▸ **The input**

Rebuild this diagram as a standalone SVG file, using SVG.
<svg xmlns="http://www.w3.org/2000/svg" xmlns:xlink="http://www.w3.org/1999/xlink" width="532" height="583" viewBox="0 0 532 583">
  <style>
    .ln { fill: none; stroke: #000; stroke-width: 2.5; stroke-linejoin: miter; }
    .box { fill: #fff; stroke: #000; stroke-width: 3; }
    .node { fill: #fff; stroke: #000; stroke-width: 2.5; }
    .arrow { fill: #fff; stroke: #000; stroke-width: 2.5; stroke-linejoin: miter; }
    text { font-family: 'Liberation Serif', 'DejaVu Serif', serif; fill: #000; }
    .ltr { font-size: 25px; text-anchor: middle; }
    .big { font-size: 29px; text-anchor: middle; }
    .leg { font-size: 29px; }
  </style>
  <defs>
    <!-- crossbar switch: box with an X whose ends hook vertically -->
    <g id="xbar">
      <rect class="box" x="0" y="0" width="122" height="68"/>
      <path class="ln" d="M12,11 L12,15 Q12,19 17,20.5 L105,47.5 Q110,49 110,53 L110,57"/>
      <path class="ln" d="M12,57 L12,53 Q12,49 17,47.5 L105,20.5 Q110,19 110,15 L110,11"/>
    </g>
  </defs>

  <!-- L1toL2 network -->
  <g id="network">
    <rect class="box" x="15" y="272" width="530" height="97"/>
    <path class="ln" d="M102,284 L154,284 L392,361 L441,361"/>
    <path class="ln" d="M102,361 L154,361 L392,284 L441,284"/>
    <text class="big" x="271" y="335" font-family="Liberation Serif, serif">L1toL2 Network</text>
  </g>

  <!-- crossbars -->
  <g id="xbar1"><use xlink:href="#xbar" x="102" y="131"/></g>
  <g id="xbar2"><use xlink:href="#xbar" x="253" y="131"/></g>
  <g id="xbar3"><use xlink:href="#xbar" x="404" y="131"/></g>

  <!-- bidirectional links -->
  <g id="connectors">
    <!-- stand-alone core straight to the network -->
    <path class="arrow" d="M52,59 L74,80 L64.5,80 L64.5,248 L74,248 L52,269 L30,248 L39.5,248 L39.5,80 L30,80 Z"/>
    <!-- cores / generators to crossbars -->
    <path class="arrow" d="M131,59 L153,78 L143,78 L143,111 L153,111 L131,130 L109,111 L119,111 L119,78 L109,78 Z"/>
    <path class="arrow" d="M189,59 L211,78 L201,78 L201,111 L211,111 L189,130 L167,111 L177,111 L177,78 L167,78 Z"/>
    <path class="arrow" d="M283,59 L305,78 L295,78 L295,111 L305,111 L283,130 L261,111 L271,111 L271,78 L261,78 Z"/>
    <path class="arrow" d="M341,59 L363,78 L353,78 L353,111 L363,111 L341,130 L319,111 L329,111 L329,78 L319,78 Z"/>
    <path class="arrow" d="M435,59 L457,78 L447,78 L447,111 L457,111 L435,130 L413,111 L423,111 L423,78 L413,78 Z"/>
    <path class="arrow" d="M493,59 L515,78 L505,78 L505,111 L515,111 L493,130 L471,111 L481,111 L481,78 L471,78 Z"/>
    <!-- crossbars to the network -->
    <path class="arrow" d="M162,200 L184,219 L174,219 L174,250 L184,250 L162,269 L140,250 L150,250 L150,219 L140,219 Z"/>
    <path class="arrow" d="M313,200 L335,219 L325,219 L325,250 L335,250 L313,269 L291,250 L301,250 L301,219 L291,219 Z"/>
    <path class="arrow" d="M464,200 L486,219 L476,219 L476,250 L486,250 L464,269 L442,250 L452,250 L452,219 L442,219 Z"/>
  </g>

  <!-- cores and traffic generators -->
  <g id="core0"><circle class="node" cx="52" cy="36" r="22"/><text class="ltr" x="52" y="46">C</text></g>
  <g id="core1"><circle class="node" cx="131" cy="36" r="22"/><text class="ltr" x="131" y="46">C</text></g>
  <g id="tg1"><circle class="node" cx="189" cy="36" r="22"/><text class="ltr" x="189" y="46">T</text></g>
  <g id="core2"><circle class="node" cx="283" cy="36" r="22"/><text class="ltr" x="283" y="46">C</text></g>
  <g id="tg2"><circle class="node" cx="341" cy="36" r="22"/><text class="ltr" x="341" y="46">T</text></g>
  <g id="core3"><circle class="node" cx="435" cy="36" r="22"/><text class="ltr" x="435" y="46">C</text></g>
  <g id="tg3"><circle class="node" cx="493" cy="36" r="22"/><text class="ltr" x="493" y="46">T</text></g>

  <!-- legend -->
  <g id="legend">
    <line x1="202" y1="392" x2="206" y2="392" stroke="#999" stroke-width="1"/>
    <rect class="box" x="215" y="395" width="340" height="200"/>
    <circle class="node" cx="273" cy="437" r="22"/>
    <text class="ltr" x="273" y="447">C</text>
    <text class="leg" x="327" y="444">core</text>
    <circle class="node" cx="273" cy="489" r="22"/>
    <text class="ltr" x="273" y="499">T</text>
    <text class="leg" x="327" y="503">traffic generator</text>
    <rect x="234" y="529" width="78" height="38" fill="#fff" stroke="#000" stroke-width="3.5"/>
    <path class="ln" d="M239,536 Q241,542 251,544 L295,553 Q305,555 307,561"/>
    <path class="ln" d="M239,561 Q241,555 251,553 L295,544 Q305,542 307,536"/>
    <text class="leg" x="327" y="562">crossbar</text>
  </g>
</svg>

---

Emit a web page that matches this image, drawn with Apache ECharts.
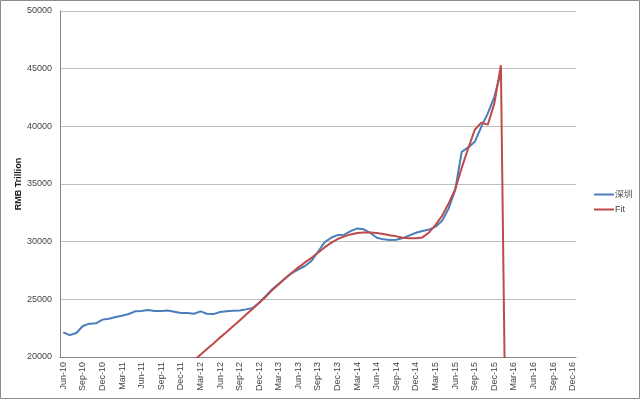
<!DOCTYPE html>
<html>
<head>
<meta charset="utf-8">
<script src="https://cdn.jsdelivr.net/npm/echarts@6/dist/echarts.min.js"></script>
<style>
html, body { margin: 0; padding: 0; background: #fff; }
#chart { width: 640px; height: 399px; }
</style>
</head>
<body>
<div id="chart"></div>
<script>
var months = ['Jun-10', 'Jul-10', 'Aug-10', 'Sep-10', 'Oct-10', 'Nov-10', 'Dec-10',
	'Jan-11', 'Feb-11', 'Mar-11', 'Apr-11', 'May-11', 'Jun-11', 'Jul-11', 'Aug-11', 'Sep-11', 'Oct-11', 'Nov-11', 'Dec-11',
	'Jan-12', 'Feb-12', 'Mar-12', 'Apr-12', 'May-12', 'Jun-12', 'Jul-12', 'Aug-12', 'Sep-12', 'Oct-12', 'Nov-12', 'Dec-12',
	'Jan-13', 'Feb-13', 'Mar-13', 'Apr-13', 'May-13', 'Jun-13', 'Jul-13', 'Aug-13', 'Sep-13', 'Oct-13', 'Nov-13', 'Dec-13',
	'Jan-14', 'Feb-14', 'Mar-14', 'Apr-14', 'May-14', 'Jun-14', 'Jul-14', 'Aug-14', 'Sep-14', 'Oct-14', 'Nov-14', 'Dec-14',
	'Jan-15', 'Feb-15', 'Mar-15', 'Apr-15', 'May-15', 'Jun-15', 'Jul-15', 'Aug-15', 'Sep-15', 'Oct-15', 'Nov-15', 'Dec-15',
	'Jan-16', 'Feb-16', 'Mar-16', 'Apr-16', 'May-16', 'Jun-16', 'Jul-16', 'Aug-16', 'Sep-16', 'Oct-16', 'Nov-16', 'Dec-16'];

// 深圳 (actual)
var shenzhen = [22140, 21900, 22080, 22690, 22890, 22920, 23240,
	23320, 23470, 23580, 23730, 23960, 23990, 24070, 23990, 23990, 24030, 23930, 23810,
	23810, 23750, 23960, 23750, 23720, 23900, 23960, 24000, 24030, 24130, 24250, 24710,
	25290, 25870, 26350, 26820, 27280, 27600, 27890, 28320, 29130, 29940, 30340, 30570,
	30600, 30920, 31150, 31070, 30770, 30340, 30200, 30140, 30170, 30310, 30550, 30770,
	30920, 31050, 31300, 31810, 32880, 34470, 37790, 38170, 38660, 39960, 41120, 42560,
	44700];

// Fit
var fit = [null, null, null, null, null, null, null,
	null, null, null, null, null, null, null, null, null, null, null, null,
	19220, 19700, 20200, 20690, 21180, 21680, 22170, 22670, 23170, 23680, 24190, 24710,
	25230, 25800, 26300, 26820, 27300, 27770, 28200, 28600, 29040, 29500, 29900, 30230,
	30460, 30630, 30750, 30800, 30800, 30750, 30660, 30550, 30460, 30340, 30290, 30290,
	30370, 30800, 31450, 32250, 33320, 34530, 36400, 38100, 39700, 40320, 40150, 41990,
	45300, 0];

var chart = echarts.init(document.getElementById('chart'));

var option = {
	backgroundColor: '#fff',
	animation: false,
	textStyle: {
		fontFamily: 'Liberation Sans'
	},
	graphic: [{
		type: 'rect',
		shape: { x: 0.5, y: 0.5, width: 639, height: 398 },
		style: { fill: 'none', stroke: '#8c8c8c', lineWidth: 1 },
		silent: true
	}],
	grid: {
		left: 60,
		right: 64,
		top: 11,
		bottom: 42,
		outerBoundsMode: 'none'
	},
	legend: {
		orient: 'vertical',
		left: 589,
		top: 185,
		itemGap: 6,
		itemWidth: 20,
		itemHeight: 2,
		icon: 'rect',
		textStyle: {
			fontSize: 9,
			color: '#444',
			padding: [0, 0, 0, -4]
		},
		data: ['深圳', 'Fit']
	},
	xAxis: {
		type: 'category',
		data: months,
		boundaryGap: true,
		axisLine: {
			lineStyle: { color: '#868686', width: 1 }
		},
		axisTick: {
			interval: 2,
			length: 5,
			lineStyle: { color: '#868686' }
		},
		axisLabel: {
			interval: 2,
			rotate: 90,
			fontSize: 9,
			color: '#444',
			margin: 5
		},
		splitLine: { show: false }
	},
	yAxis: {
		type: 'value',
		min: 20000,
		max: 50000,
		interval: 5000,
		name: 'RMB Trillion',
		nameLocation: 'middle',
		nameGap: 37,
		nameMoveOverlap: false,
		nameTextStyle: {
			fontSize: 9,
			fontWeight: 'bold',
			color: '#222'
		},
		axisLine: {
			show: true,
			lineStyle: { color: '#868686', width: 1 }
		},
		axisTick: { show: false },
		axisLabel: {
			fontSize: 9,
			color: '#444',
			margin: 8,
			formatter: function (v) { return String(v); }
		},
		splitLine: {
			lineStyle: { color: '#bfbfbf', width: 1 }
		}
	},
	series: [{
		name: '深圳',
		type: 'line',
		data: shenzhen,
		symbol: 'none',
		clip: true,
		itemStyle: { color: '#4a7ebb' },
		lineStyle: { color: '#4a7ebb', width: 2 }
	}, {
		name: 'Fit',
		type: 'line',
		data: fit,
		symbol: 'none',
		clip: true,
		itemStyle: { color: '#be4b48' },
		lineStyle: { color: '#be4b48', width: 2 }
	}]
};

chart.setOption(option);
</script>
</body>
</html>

▸ **Required task**
Give back exactly the lines from the one that holds "Emit a web page" to the one that holds "var chart = echarts.init(document.getElementById('chart'));", with both ends and without the images.

▸ **Task output**
Emit a web page that matches this image, drawn with Apache ECharts.
<!DOCTYPE html>
<html>
<head>
<meta charset="utf-8">
<script src="https://cdn.jsdelivr.net/npm/echarts@6/dist/echarts.min.js"></script>
<style>
html, body { margin: 0; padding: 0; background: #fff; }
#chart { width: 640px; height: 399px; }
</style>
</head>
<body>
<div id="chart"></div>
<script>
var months = ['Jun-10', 'Jul-10', 'Aug-10', 'Sep-10', 'Oct-10', 'Nov-10', 'Dec-10',
	'Jan-11', 'Feb-11', 'Mar-11', 'Apr-11', 'May-11', 'Jun-11', 'Jul-11', 'Aug-11', 'Sep-11', 'Oct-11', 'Nov-11', 'Dec-11',
	'Jan-12', 'Feb-12', 'Mar-12', 'Apr-12', 'May-12', 'Jun-12', 'Jul-12', 'Aug-12', 'Sep-12', 'Oct-12', 'Nov-12', 'Dec-12',
	'Jan-13', 'Feb-13', 'Mar-13', 'Apr-13', 'May-13', 'Jun-13', 'Jul-13', 'Aug-13', 'Sep-13', 'Oct-13', 'Nov-13', 'Dec-13',
	'Jan-14', 'Feb-14', 'Mar-14', 'Apr-14', 'May-14', 'Jun-14', 'Jul-14', 'Aug-14', 'Sep-14', 'Oct-14', 'Nov-14', 'Dec-14',
	'Jan-15', 'Feb-15', 'Mar-15', 'Apr-15', 'May-15', 'Jun-15', 'Jul-15', 'Aug-15', 'Sep-15', 'Oct-15', 'Nov-15', 'Dec-15',
	'Jan-16', 'Feb-16', 'Mar-16', 'Apr-16', 'May-16', 'Jun-16', 'Jul-16', 'Aug-16', 'Sep-16', 'Oct-16', 'Nov-16', 'Dec-16'];

// 深圳 (actual)
var shenzhen = [22140, 21900, 22080, 22690, 22890, 22920, 23240,
	23320, 23470, 23580, 23730, 23960, 23990, 24070, 23990, 23990, 24030, 23930, 23810,
	23810, 23750, 23960, 23750, 23720, 23900, 23960, 24000, 24030, 24130, 24250, 24710,
	25290, 25870, 26350, 26820, 27280, 27600, 27890, 28320, 29130, 29940, 30340, 30570,
	30600, 30920, 31150, 31070, 30770, 30340, 30200, 30140, 30170, 30310, 30550, 30770,
	30920, 31050, 31300, 31810, 32880, 34470, 37790, 38170, 38660, 39960, 41120, 42560,
	44700];

// Fit
var fit = [null, null, null, null, null, null, null,
	null, null, null, null, null, null, null, null, null, null, null, null,
	19220, 19700, 20200, 20690, 21180, 21680, 22170, 22670, 23170, 23680, 24190, 24710,
	25230, 25800, 26300, 26820, 27300, 27770, 28200, 28600, 29040, 29500, 29900, 30230,
	30460, 30630, 30750, 30800, 30800, 30750, 30660, 30550, 30460, 30340, 30290, 30290,
	30370, 30800, 31450, 32250, 33320, 34530, 36400, 38100, 39700, 40320, 40150, 41990,
	45300, 0];

var chart = echarts.init(document.getElementById('chart'));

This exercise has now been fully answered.